(Extracted data entries)
Begin

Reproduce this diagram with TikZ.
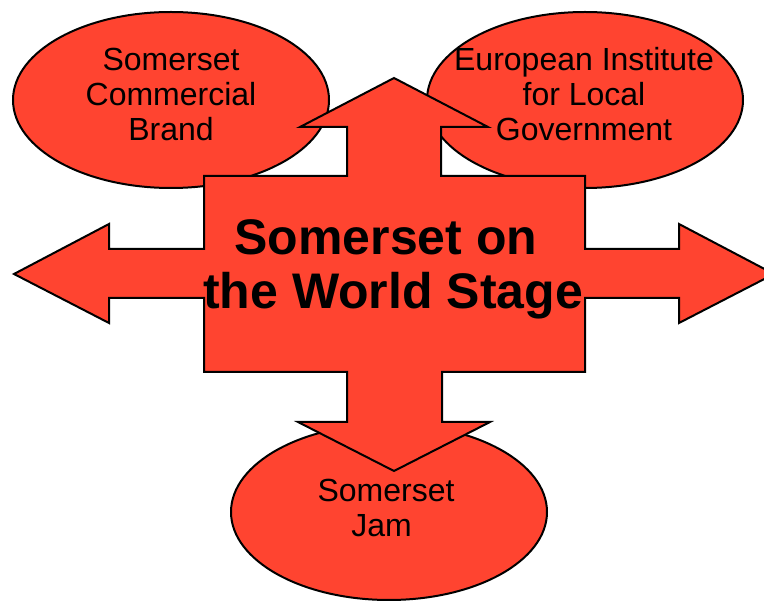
\documentclass[tikz,border=0pt]{standalone}
\usepackage{fontspec}
\setmainfont{Liberation Sans}
\usetikzlibrary{calc}

\definecolor{stagered}{RGB}{255,68,48}

\begin{document}
\begin{tikzpicture}[x=1pt,y=-1pt,line width=2pt,
    ovaltext/.style={align=center,font=\fontsize{32}{35}\selectfont},
    titletext/.style={align=center,font=\bfseries\fontsize{50}{54}\selectfont}]
    % Important coordinates are defined
    \coordinate (brand_c) at (171,100);
    \coordinate (euro_c) at (585,100);
    \coordinate (jam_c) at (389,512);
    \coordinate (tip_up) at (394,78);
    \coordinate (tip_down) at (394,471);
    \coordinate (tip_left) at (14,274);
    \coordinate (tip_right) at (774,274);
    \coordinate (box_1) at (204,176);
    \coordinate (box_2) at (585,372);
    %\coordinate (mid) at ($(box_1)!.5!(box_2)$);

    \clip (0,0) rectangle (764,601);

    \draw[fill=stagered] (brand_c) ellipse [x radius=158pt, y radius=88pt];
    \draw[fill=stagered] (euro_c) ellipse [x radius=158pt, y radius=88pt];
    \draw[fill=stagered] (jam_c) ellipse [x radius=158pt, y radius=88pt];

    % the four-way arrow
    \draw[fill=stagered] (tip_up) -- (488,127) -- (441,127) -- (441,176)
        -- (box_2 |- box_1) -- (585,249) -- (679,249) -- (679,224)
        -- (tip_right) -- (679,323) -- (679,298) -- (585,298)
        -- (box_2) -- (442,372) -- (442,422) -- (490,422)
        -- (tip_down) -- (298,422) -- (347,422) -- (347,372)
        -- (box_1 |- box_2) -- (204,298) -- (109,298) -- (109,323)
        -- (tip_left) -- (109,224) -- (109,249) -- (204,249)
        -- (box_1) -- (347,176) -- (347,127) -- (300,127) -- cycle;

    \node[ovaltext] (brand) at (171,94) {Somerset\\Commercial\\Brand};
    \node[ovaltext] (euro) at (584,94) {European Institute\\for Local\\Government};
    \node[ovaltext] (jam) at (386,508) {Somerset\\Jam\hspace*{.28em}};
    \node[titletext] (stage) at (393,269) {Somerset on\hspace*{.28em}\\the World Stage};
\end{tikzpicture}
\end{document}
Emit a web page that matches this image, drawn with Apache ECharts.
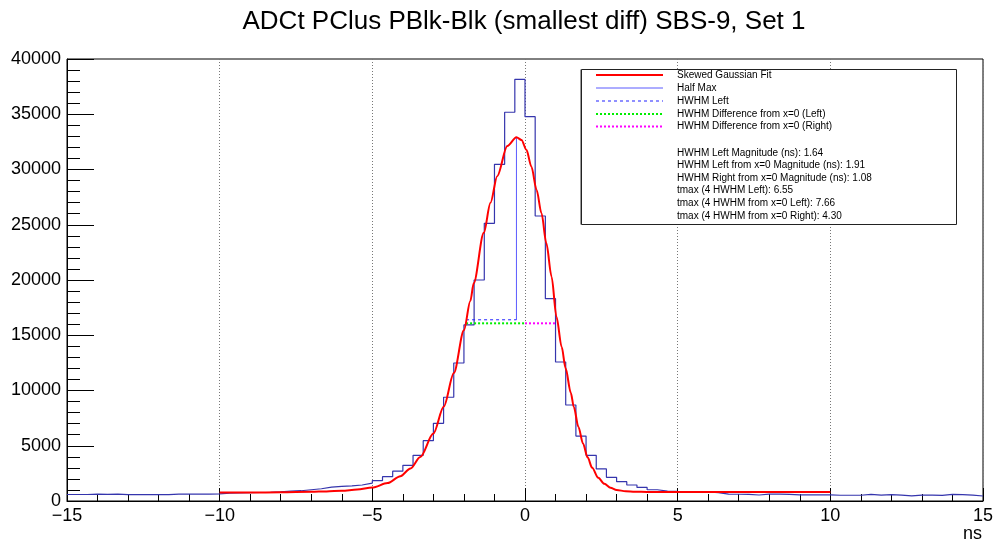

End

* **Set problem**: Print the whole listing above once more, word for word, without its pictures.

* **Task solution**:
Reproduce this diagram with TikZ.
\documentclass[tikz,border=0pt]{standalone}
\usepackage{fontspec}
\setmainfont{Liberation Sans}
\usetikzlibrary{calc}

\definecolor{stagered}{RGB}{255,68,48}

\begin{document}
\begin{tikzpicture}[x=1pt,y=-1pt,line width=2pt,
    ovaltext/.style={align=center,font=\fontsize{32}{35}\selectfont},
    titletext/.style={align=center,font=\bfseries\fontsize{50}{54}\selectfont}]
    % Important coordinates are defined
    \coordinate (brand_c) at (171,100);
    \coordinate (euro_c) at (585,100);
    \coordinate (jam_c) at (389,512);
    \coordinate (tip_up) at (394,78);
    \coordinate (tip_down) at (394,471);
    \coordinate (tip_left) at (14,274);
    \coordinate (tip_right) at (774,274);
    \coordinate (box_1) at (204,176);
    \coordinate (box_2) at (585,372);
    %\coordinate (mid) at ($(box_1)!.5!(box_2)$);

    \clip (0,0) rectangle (764,601);

    \draw[fill=stagered] (brand_c) ellipse [x radius=158pt, y radius=88pt];
    \draw[fill=stagered] (euro_c) ellipse [x radius=158pt, y radius=88pt];
    \draw[fill=stagered] (jam_c) ellipse [x radius=158pt, y radius=88pt];

    % the four-way arrow
    \draw[fill=stagered] (tip_up) -- (488,127) -- (441,127) -- (441,176)
        -- (box_2 |- box_1) -- (585,249) -- (679,249) -- (679,224)
        -- (tip_right) -- (679,323) -- (679,298) -- (585,298)
        -- (box_2) -- (442,372) -- (442,422) -- (490,422)
        -- (tip_down) -- (298,422) -- (347,422) -- (347,372)
        -- (box_1 |- box_2) -- (204,298) -- (109,298) -- (109,323)
        -- (tip_left) -- (109,224) -- (109,249) -- (204,249)
        -- (box_1) -- (347,176) -- (347,127) -- (300,127) -- cycle;

    \node[ovaltext] (brand) at (171,94) {Somerset\\Commercial\\Brand};
    \node[ovaltext] (euro) at (584,94) {European Institute\\for Local\\Government};
    \node[ovaltext] (jam) at (386,508) {Somerset\\Jam\hspace*{.28em}};
    \node[titletext] (stage) at (393,269) {Somerset on\hspace*{.28em}\\the World Stage};
\end{tikzpicture}
\end{document}
Emit a web page that matches this image, drawn with Apache ECharts.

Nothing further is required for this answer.